* _SUPPLIED DATA_
--- begin ---
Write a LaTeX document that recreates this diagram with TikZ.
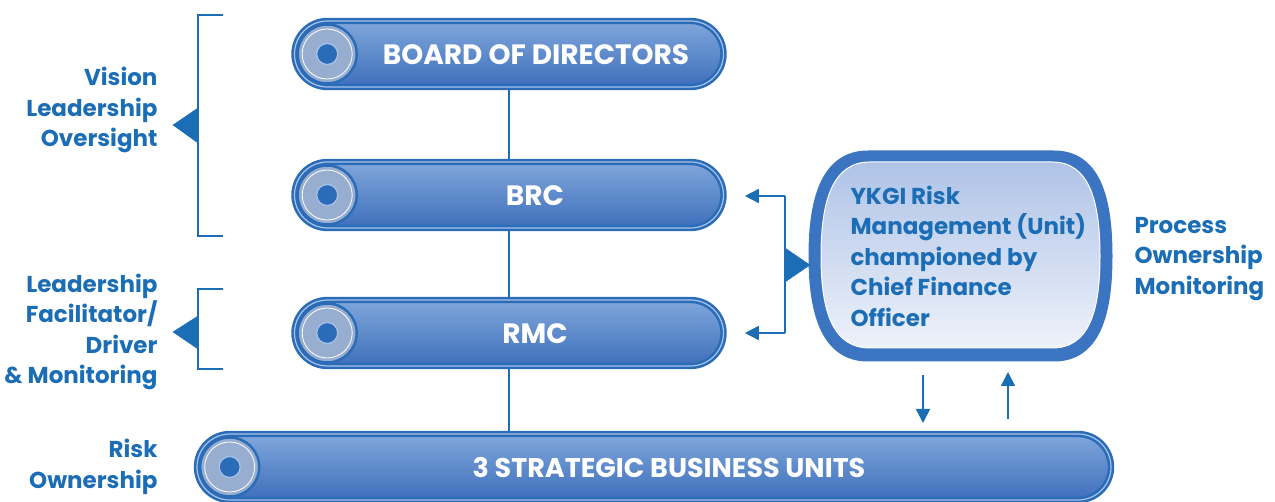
\documentclass[tikz,border=0pt]{standalone}
\usepackage{fontspec}
\setmainfont{Poppins}
\usetikzlibrary{arrows.meta,backgrounds}

\definecolor{ykblue}{HTML}{1B6DB6}
\definecolor{rimblue}{HTML}{2A6CB7}
\definecolor{rimlight}{HTML}{A9C3EA}
\definecolor{pilltop}{HTML}{80A7DC}
\definecolor{pillmid}{HTML}{5787CA}
\definecolor{pillbot}{HTML}{3E6FBB}
\definecolor{discgray}{HTML}{98AED0}
\definecolor{boxrim}{HTML}{3B75C1}
\definecolor{boxtop}{HTML}{AFC3E7}
\definecolor{boxbot}{HTML}{EEF2FA}

\tikzset{
  pill/.style={rectangle, rounded corners=33pt, minimum height=66pt, inner sep=0pt,
    draw=rimblue, double=rimlight, double distance=1.2pt, line width=2.6pt,
    top color=pilltop, middle color=pillmid, bottom color=pillbot},
  disc/.style={circle, minimum size=59pt, inner sep=0pt, draw=rimblue, line width=2.5pt,
    top color=discgray, middle color=white, bottom color=discgray, shading angle=45},
  discring/.style={circle, minimum size=50pt, inner sep=0pt, draw=white, line width=0.8pt},
  hole/.style={circle, minimum size=21pt, inner sep=0pt, fill=rimblue, draw=rimlight, line width=1.2pt},
  pilltext/.style={text=white, font=\fontsize{28}{30}\selectfont\bfseries},
  sidetext/.style={text=ykblue, align=right, anchor=east, font=\fontsize{23}{30.5}\selectfont\bfseries},
  boxtext/.style={text=ykblue, align=left, anchor=west, font=\fontsize{23}{30.5}\selectfont\bfseries},
  brace/.style={ykblue, line width=2pt},
  flag/.style={ykblue, fill},
  tip/.style={-{Triangle[length=14pt,width=14pt]}, ykblue, line width=1.6pt}
}

\begin{document}
\begin{tikzpicture}[x=1pt, y=-1pt]
\useasboundingbox (0,0) rectangle (1275,502);

% the four bars
\node[pill, minimum width=429pt] (board) at (509,54)  {};
\node[pill, minimum width=429pt] (brc)   at (509,195) {};
\node[pill, minimum width=429pt] (rmc)   at (509,333) {};
\node[pill, minimum width=914pt] (sbu)   at (654,467) {};

\foreach \n in {board,brc,rmc,sbu}{
  \node[disc] (\n disc) at ([xshift=34pt]\n.west) {};
  \node[discring] (\n ring) at (\n disc) {};
  \node[hole] (\n hole) at (\n disc) {};
}

\node[pilltext] (boardtxt) at (536,55)  {BOARD OF DIRECTORS};
\node[pilltext] (brctxt)   at (535,196) {BRC};
\node[pilltext] (rmctxt)   at (535,334) {RMC};
\node[pilltext, font=\fontsize{27}{30}\selectfont\bfseries] (sbutxt) at (669,468) {3 STRATEGIC BUSINESS UNITS};

\begin{scope}[on background layer]
\draw[ykblue, line width=1.4pt] (board.south) -- (board.south |- sbu.north);
\end{scope}

% left brackets
\draw[brace] (223,15) -- (198,15) -- (198,236) -- (223,236);
\draw[flag] (198,108) -- (173,125) -- (198,143) -- cycle;
\draw[brace] (223,289) -- (198,289) -- (198,369) -- (223,369);
\draw[flag] (198,316) -- (173,332) -- (198,349) -- cycle;

\node[sidetext] (vision) at (161,110) {Vision\\Leadership\\Oversight};
\node[sidetext] (lead)   at (161,332) {Leadership\\Facilitator/\\Driver\\\& Monitoring};
\node[sidetext] (own)    at (161,467) {Risk\\Ownership};

% risk management unit
\draw[boxrim, line width=11pt, fill=boxrim]
  (868,156) -- (1054,156) .. controls (1094,156) and (1107,196) .. (1107,256)
  .. controls (1107,316) and (1094,356) .. (1054,356) -- (868,356)
  .. controls (828,356) and (814,316) .. (814,256)
  .. controls (814,196) and (828,156) .. (868,156) -- cycle;
\shade[top color=boxtop, bottom color=boxbot, draw=white, line width=1pt]
  (870,162) -- (1052,162) .. controls (1088,162) and (1100,198) .. (1100,256)
  .. controls (1100,314) and (1088,348) .. (1052,348) -- (870,348)
  .. controls (834,348) and (821,314) .. (821,256)
  .. controls (821,198) and (834,162) .. (870,162) -- cycle;
\node[boxtext] (unit) at (847,256) {YKGI Risk\\Management (Unit)\\championed by\\Chief Finance\\Officer};

\node[boxtext] (process) at (1131,259) {Process\\Ownership\\Monitoring};

% right bracket with arrows to BRC and RMC
\coordinate (rtop) at (785,196);
\coordinate (rbot) at (785,333);
\draw[brace] (rtop) -- (rbot);
\draw[tip] (rtop) -- ([xshift=20pt]brc.east |- rtop);
\draw[tip] (rbot) -- ([xshift=20pt]rmc.east |- rbot);
\draw[flag] (785,248) -- (810,265) -- (785,282) -- cycle;

% flow between unit and business units
\coordinate (downA) at (923,375);
\coordinate (downB) at (923,423);
\coordinate (upA)   at (1008,419);
\coordinate (upB)   at (1008,372);
\draw[tip] (downA) -- (downB);
\draw[tip] (upA) -- (upB);
\end{tikzpicture}
\end{document}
--- end ---
* _GIVEN PROBLEM_
Give back exactly the lines from the first line of the data through the line with "minimum width=914pt] (sbu)", pictures excluded.

* _FULL ANSWER_
Write a LaTeX document that recreates this diagram with TikZ.
\documentclass[tikz,border=0pt]{standalone}
\usepackage{fontspec}
\setmainfont{Poppins}
\usetikzlibrary{arrows.meta,backgrounds}

\definecolor{ykblue}{HTML}{1B6DB6}
\definecolor{rimblue}{HTML}{2A6CB7}
\definecolor{rimlight}{HTML}{A9C3EA}
\definecolor{pilltop}{HTML}{80A7DC}
\definecolor{pillmid}{HTML}{5787CA}
\definecolor{pillbot}{HTML}{3E6FBB}
\definecolor{discgray}{HTML}{98AED0}
\definecolor{boxrim}{HTML}{3B75C1}
\definecolor{boxtop}{HTML}{AFC3E7}
\definecolor{boxbot}{HTML}{EEF2FA}

\tikzset{
  pill/.style={rectangle, rounded corners=33pt, minimum height=66pt, inner sep=0pt,
    draw=rimblue, double=rimlight, double distance=1.2pt, line width=2.6pt,
    top color=pilltop, middle color=pillmid, bottom color=pillbot},
  disc/.style={circle, minimum size=59pt, inner sep=0pt, draw=rimblue, line width=2.5pt,
    top color=discgray, middle color=white, bottom color=discgray, shading angle=45},
  discring/.style={circle, minimum size=50pt, inner sep=0pt, draw=white, line width=0.8pt},
  hole/.style={circle, minimum size=21pt, inner sep=0pt, fill=rimblue, draw=rimlight, line width=1.2pt},
  pilltext/.style={text=white, font=\fontsize{28}{30}\selectfont\bfseries},
  sidetext/.style={text=ykblue, align=right, anchor=east, font=\fontsize{23}{30.5}\selectfont\bfseries},
  boxtext/.style={text=ykblue, align=left, anchor=west, font=\fontsize{23}{30.5}\selectfont\bfseries},
  brace/.style={ykblue, line width=2pt},
  flag/.style={ykblue, fill},
  tip/.style={-{Triangle[length=14pt,width=14pt]}, ykblue, line width=1.6pt}
}

\begin{document}
\begin{tikzpicture}[x=1pt, y=-1pt]
\useasboundingbox (0,0) rectangle (1275,502);

% the four bars
\node[pill, minimum width=429pt] (board) at (509,54)  {};
\node[pill, minimum width=429pt] (brc)   at (509,195) {};
\node[pill, minimum width=429pt] (rmc)   at (509,333) {};
\node[pill, minimum width=914pt] (sbu)   at (654,467) {};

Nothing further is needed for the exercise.